## GIVEN EXERCISE
Can all of these lines be returned exactly?

## DATA BLOCK
▽

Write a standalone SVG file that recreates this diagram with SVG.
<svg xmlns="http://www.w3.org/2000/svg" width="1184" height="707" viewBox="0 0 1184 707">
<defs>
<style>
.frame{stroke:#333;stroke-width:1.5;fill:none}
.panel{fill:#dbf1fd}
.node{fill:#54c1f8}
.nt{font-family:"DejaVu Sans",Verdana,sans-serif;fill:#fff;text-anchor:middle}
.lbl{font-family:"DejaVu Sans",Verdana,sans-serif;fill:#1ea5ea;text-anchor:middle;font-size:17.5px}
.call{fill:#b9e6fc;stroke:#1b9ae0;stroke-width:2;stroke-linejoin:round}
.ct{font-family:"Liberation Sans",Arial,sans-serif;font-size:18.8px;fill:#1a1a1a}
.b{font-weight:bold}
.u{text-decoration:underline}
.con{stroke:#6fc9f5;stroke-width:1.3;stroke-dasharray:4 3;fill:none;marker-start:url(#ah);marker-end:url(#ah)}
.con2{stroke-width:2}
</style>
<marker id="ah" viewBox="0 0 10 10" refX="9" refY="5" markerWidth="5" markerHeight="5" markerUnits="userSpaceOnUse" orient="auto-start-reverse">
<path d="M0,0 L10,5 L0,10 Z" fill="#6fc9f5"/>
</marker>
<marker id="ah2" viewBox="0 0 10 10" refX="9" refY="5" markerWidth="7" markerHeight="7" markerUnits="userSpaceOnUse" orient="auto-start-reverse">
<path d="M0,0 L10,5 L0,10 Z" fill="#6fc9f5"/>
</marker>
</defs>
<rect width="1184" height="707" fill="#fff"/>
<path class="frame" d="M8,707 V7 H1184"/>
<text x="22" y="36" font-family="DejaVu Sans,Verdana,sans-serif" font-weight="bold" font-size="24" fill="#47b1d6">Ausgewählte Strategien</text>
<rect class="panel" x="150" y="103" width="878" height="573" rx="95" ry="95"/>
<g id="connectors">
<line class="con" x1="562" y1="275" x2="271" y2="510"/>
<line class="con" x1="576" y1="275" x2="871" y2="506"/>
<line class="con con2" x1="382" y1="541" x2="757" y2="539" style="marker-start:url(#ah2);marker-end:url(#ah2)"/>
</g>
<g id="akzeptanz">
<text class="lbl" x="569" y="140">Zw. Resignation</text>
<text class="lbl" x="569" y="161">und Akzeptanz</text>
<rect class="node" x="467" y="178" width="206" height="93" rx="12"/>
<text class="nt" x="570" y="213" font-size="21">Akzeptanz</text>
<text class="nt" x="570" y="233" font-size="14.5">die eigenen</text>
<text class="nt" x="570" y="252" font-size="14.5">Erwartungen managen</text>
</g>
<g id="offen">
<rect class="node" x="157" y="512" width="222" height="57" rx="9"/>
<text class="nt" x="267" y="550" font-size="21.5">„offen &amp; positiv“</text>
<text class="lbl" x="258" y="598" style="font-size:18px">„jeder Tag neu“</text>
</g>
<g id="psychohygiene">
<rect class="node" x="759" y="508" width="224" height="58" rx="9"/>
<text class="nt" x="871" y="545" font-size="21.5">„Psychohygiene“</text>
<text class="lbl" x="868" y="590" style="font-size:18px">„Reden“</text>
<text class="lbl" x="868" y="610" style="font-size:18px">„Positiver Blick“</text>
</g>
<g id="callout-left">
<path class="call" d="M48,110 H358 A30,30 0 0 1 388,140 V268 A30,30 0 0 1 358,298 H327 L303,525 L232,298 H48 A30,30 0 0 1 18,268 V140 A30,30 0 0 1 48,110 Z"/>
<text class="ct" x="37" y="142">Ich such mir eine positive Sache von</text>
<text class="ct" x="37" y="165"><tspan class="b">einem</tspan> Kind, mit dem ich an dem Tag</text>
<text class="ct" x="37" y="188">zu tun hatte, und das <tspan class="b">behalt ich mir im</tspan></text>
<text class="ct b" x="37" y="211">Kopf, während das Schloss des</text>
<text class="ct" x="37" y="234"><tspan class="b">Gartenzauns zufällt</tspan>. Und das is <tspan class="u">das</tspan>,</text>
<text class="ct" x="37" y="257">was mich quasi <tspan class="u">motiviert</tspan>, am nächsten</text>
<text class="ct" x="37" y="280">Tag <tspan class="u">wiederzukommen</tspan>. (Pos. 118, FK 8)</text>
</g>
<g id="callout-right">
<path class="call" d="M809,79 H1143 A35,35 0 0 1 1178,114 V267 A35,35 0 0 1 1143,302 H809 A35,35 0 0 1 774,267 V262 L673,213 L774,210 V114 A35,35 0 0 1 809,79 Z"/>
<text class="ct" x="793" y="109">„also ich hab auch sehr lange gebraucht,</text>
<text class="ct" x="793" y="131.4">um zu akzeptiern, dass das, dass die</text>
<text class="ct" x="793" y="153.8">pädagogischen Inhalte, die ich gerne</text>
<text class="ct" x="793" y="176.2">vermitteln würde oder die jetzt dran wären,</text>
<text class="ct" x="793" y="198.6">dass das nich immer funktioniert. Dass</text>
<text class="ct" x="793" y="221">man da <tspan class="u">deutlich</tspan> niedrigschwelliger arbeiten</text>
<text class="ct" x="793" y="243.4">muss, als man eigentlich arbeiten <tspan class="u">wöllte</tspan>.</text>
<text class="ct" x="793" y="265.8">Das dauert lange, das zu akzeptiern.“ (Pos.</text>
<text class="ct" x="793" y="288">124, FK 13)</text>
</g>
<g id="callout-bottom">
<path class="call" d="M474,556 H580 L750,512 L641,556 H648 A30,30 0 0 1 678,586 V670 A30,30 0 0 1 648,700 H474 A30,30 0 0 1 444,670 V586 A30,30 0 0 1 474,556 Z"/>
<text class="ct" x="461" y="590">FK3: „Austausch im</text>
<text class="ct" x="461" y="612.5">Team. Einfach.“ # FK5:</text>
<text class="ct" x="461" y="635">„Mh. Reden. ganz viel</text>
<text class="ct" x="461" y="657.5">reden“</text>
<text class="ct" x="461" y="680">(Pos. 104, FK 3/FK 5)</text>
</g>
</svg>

△

## ANSWER TO THE PROBLEM
Write a standalone SVG file that recreates this diagram with SVG.
<svg xmlns="http://www.w3.org/2000/svg" width="1184" height="707" viewBox="0 0 1184 707">
<defs>
<style>
.frame{stroke:#333;stroke-width:1.5;fill:none}
.panel{fill:#dbf1fd}
.node{fill:#54c1f8}
.nt{font-family:"DejaVu Sans",Verdana,sans-serif;fill:#fff;text-anchor:middle}
.lbl{font-family:"DejaVu Sans",Verdana,sans-serif;fill:#1ea5ea;text-anchor:middle;font-size:17.5px}
.call{fill:#b9e6fc;stroke:#1b9ae0;stroke-width:2;stroke-linejoin:round}
.ct{font-family:"Liberation Sans",Arial,sans-serif;font-size:18.8px;fill:#1a1a1a}
.b{font-weight:bold}
.u{text-decoration:underline}
.con{stroke:#6fc9f5;stroke-width:1.3;stroke-dasharray:4 3;fill:none;marker-start:url(#ah);marker-end:url(#ah)}
.con2{stroke-width:2}
</style>
<marker id="ah" viewBox="0 0 10 10" refX="9" refY="5" markerWidth="5" markerHeight="5" markerUnits="userSpaceOnUse" orient="auto-start-reverse">
<path d="M0,0 L10,5 L0,10 Z" fill="#6fc9f5"/>
</marker>
<marker id="ah2" viewBox="0 0 10 10" refX="9" refY="5" markerWidth="7" markerHeight="7" markerUnits="userSpaceOnUse" orient="auto-start-reverse">
<path d="M0,0 L10,5 L0,10 Z" fill="#6fc9f5"/>
</marker>
</defs>
<rect width="1184" height="707" fill="#fff"/>
<path class="frame" d="M8,707 V7 H1184"/>
<text x="22" y="36" font-family="DejaVu Sans,Verdana,sans-serif" font-weight="bold" font-size="24" fill="#47b1d6">Ausgewählte Strategien</text>
<rect class="panel" x="150" y="103" width="878" height="573" rx="95" ry="95"/>
<g id="connectors">
<line class="con" x1="562" y1="275" x2="271" y2="510"/>
<line class="con" x1="576" y1="275" x2="871" y2="506"/>
<line class="con con2" x1="382" y1="541" x2="757" y2="539" style="marker-start:url(#ah2);marker-end:url(#ah2)"/>
</g>
<g id="akzeptanz">
<text class="lbl" x="569" y="140">Zw. Resignation</text>
<text class="lbl" x="569" y="161">und Akzeptanz</text>
<rect class="node" x="467" y="178" width="206" height="93" rx="12"/>
<text class="nt" x="570" y="213" font-size="21">Akzeptanz</text>
<text class="nt" x="570" y="233" font-size="14.5">die eigenen</text>
<text class="nt" x="570" y="252" font-size="14.5">Erwartungen managen</text>
</g>
<g id="offen">
<rect class="node" x="157" y="512" width="222" height="57" rx="9"/>
<text class="nt" x="267" y="550" font-size="21.5">„offen &amp; positiv“</text>
<text class="lbl" x="258" y="598" style="font-size:18px">„jeder Tag neu“</text>
</g>
<g id="psychohygiene">
<rect class="node" x="759" y="508" width="224" height="58" rx="9"/>
<text class="nt" x="871" y="545" font-size="21.5">„Psychohygiene“</text>
<text class="lbl" x="868" y="590" style="font-size:18px">„Reden“</text>
<text class="lbl" x="868" y="610" style="font-size:18px">„Positiver Blick“</text>
</g>
<g id="callout-left">
<path class="call" d="M48,110 H358 A30,30 0 0 1 388,140 V268 A30,30 0 0 1 358,298 H327 L303,525 L232,298 H48 A30,30 0 0 1 18,268 V140 A30,30 0 0 1 48,110 Z"/>
<text class="ct" x="37" y="142">Ich such mir eine positive Sache von</text>
<text class="ct" x="37" y="165"><tspan class="b">einem</tspan> Kind, mit dem ich an dem Tag</text>
<text class="ct" x="37" y="188">zu tun hatte, und das <tspan class="b">behalt ich mir im</tspan></text>
<text class="ct b" x="37" y="211">Kopf, während das Schloss des</text>
<text class="ct" x="37" y="234"><tspan class="b">Gartenzauns zufällt</tspan>. Und das is <tspan class="u">das</tspan>,</text>
<text class="ct" x="37" y="257">was mich quasi <tspan class="u">motiviert</tspan>, am nächsten</text>
<text class="ct" x="37" y="280">Tag <tspan class="u">wiederzukommen</tspan>. (Pos. 118, FK 8)</text>
</g>
<g id="callout-right">
<path class="call" d="M809,79 H1143 A35,35 0 0 1 1178,114 V267 A35,35 0 0 1 1143,302 H809 A35,35 0 0 1 774,267 V262 L673,213 L774,210 V114 A35,35 0 0 1 809,79 Z"/>
<text class="ct" x="793" y="109">„also ich hab auch sehr lange gebraucht,</text>
<text class="ct" x="793" y="131.4">um zu akzeptiern, dass das, dass die</text>
<text class="ct" x="793" y="153.8">pädagogischen Inhalte, die ich gerne</text>
<text class="ct" x="793" y="176.2">vermitteln würde oder die jetzt dran wären,</text>
<text class="ct" x="793" y="198.6">dass das nich immer funktioniert. Dass</text>
<text class="ct" x="793" y="221">man da <tspan class="u">deutlich</tspan> niedrigschwelliger arbeiten</text>
<text class="ct" x="793" y="243.4">muss, als man eigentlich arbeiten <tspan class="u">wöllte</tspan>.</text>
<text class="ct" x="793" y="265.8">Das dauert lange, das zu akzeptiern.“ (Pos.</text>
<text class="ct" x="793" y="288">124, FK 13)</text>
</g>
<g id="callout-bottom">
<path class="call" d="M474,556 H580 L750,512 L641,556 H648 A30,30 0 0 1 678,586 V670 A30,30 0 0 1 648,700 H474 A30,30 0 0 1 444,670 V586 A30,30 0 0 1 474,556 Z"/>
<text class="ct" x="461" y="590">FK3: „Austausch im</text>
<text class="ct" x="461" y="612.5">Team. Einfach.“ # FK5:</text>
<text class="ct" x="461" y="635">„Mh. Reden. ganz viel</text>
<text class="ct" x="461" y="657.5">reden“</text>
<text class="ct" x="461" y="680">(Pos. 104, FK 3/FK 5)</text>
</g>
</svg>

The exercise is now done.